The responsibility and dedication to duty learned through military service is what makes veterans valuable assets to any organization. In the military, we commonly lacked resources, funding, and personnel while routinely pulling extensive overtime hours. The challenges I faced in the military taught me to focus my efforts on finding a solution rather than simply pointing out obstacles. As an Integrator on the Triton program, I encounter daily challenges but am able to leverage my ability to find a solution and establish clear lines of communication to generate value-added solutions.

What advice do you have for veterans who want to join the civilian workforce?

Be true to yourself and realize that you constantly change and develop over time. It’s OK to try something and pivot in another direction as every scenario changes over time. When I left the military, I was incredibly burned out from the tempo and saw an excellent opportunity to join the tech community. On paper, it looked like a no-brainer, but once I was in, I knew I had made the wrong decision. As time marched on, I fought the feeling I felt and continued to look at it from a numbers perspective. I increasingly found it difficult to justify staying, which forced some soul-searching. Being honest with myself, I realized I missed supporting the warfighter and the overall mission. I missed the camaraderie and the ability to make a real impact.

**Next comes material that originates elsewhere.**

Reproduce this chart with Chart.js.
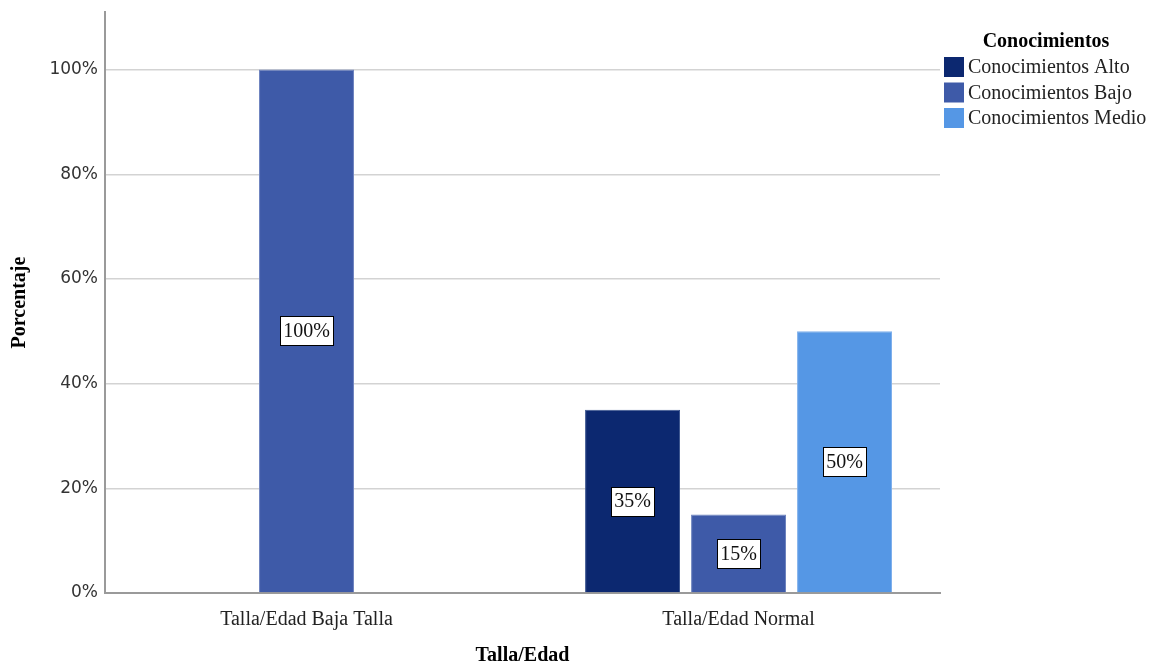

In addition, leverage your military network and keep asking questions, keep growing, and keep trying. Pay it forward any chance you get. I’m only in this position because of other veterans willing to do the same.

What is the best career advice you’ve ever received?

While I was in Afghanistan, my colonel shared with me that “people will tell you no because they can’t tell you yes. Find the yes-person and you’ll know if you can accomplish the goal.” These words have always stuck with me. It’s a great reminder to be resilient in the face of adversity and provides me the opportunity to remain optimistic when those around me are pessimistic.